The design of funding criteria matters as much as the dollars allocated. Criteria that privilege participation, accessibility, and local cultural relevance yield richer, more diverse artistic ecosystems. For example, allowing community-led spaces to count as venues expands possibilities for presenting work in nontraditional settings. Evaluators should examine how projects remove barriers for marginalized groups and whether programming reflects a broad spectrum of community voices. Fairness in process—clear timelines, unbiased review, and meaningful opportunities for feedback—builds legitimacy. When funding processes mirror the values they seek to promote, arts funding becomes a lever for social change rather than a transactional grant exchange.
Importantly, equity-based models must balance artistic autonomy with community accountability.

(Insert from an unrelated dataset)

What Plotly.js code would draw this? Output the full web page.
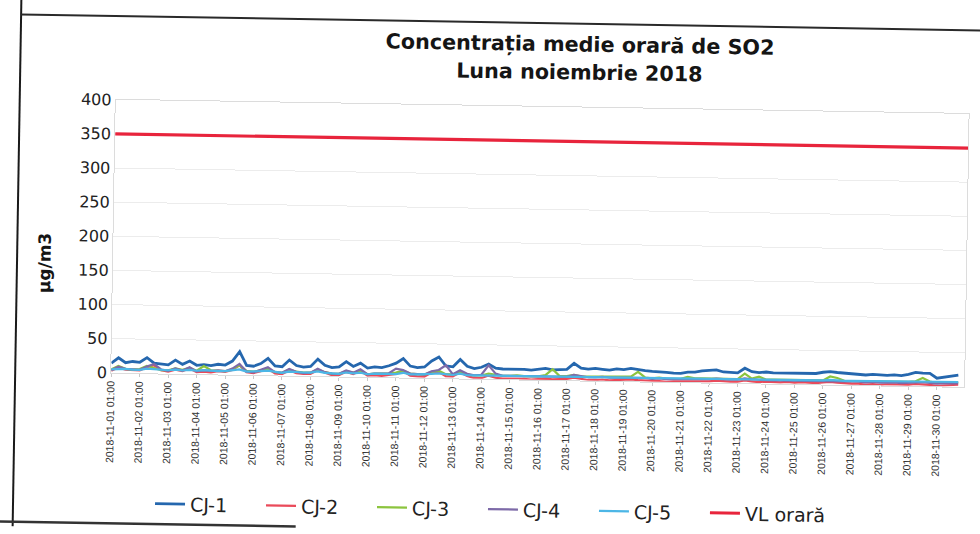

Artists deserve creative freedom, yet public funding should demand responsiveness to the public good. This balance is achieved through collaborative planning sessions, joint-audits of outputs, and shared dashboards that track progress toward equity benchmarks. The aim is not to micromanage creativity but to ensure the public investment yields tangible benefits for residents. When artists and communities co-create performance spaces, curricula, and public art that reflect diverse experiences, the result is a more vibrant, inclusive urban culture.

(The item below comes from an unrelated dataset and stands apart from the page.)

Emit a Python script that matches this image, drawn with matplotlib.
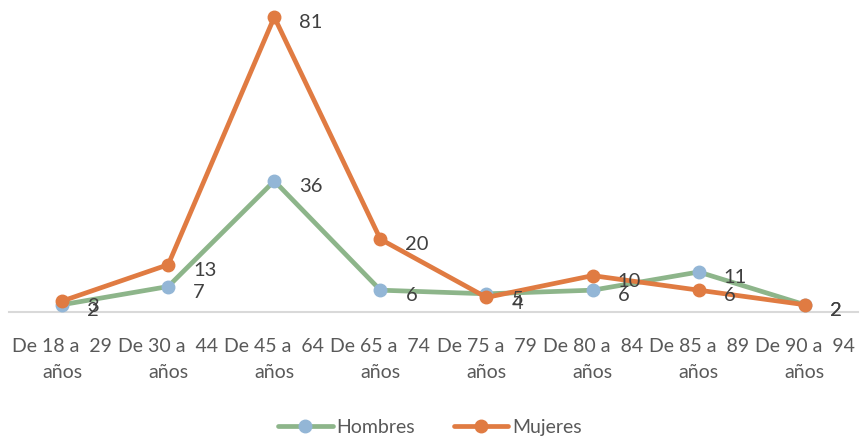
import matplotlib
matplotlib.use("Agg")
import matplotlib.pyplot as plt

# Grupos de edad y casos por sexo
categorias = ["De 18 a  29\naños", "De 30 a  44\naños", "De 45 a  64\naños",
              "De 65 a  74\naños", "De 75 a  79\naños", "De 80 a  84\naños",
              "De 85 a  89\naños", "De 90 a  94\naños"]
hombres = [2, 7, 36, 6, 5, 6, 11, 2]
mujeres = [3, 13, 81, 20, 4, 10, 6, 2]

plt.rcParams['font.family'] = ['Lato', 'DejaVu Sans']

fig = plt.figure(figsize=(8.6, 4.37), dpi=100)
ax = fig.add_axes([0.0105, 0.286, 0.987, 0.714])

x = list(range(len(categorias)))
ax.plot(x, hombres, color='#8DB58A', linewidth=3.4, marker='o', markersize=9,
        markerfacecolor='#93B6D6', markeredgecolor='#93B6D6', label='Hombres',
        clip_on=False, zorder=3, solid_capstyle='round')
ax.plot(x, mujeres, color='#E07B42', linewidth=3.4, marker='o', markersize=9,
        markerfacecolor='#E07B42', markeredgecolor='#E07B42', label='Mujeres',
        clip_on=False, zorder=4, solid_capstyle='round')

# Etiquetas de datos a la derecha de cada punto
for serie in (hombres, mujeres):
    for i, v in enumerate(serie):
        ax.annotate(str(v), (i, v), xytext=(18, -4), textcoords='offset points',
                    ha='left', va='center', fontsize=14.5, color='#404040', zorder=5)

ax.set_xlim(-0.5, len(categorias) - 0.5)
ax.set_ylim(0, 85.7)
ax.set_xticks(x)
ax.set_xticklabels(categorias, fontsize=14, color='#595959', linespacing=1.6)
ax.tick_params(axis='x', length=0, pad=19)
ax.set_yticks([])

for s in ['top', 'right', 'left']:
    ax.spines[s].set_visible(False)
ax.spines['bottom'].set_color('#D9D9D9')
ax.spines['bottom'].set_linewidth(1.5)

fig.legend(loc='center', bbox_to_anchor=(0.5, 0.022), ncol=2, frameon=False,
           fontsize=14, labelcolor='#595959', handlelength=2.8,
           columnspacing=2.0, handletextpad=0.2)

fig.savefig('out.png', dpi=100)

Equity-forward funding strategies also recognize the economic realities of artists from underrepresented communities. Support structures, such as micro-grants, subsidized studios, and paid mentorships, help individuals sustain practice while scaling up projects. By offsetting the costs of production, administration, and outreach, municipal funding reduces the risk of burnout and underinvestment. In return, communities gain reliable access to fresh, locally grounded perspectives. This reciprocal relationship between funding bodies and residents strengthens social bonds and reinforces trust in public institutions. The greater the sense that culture belongs to everyone, the stronger the shared identity of a city.
Finally, the most enduring models embed equity into the culture of governance itself. They formalize ongoing community inclusion, embed participatory budgeting for arts, and ensure accessibility remains non-negotiable. This requires capacity-building at the local level—training for organizers, translators, and evaluators, as well as accessible reporting formats. The payoff is measurable: a public sphere where cultural life is not reserved for a few, but co-authored by many. Municipal arts funding, when redesigned around equity and community benefit, yields a resilient civic culture capable of evolving with its residents’ needs.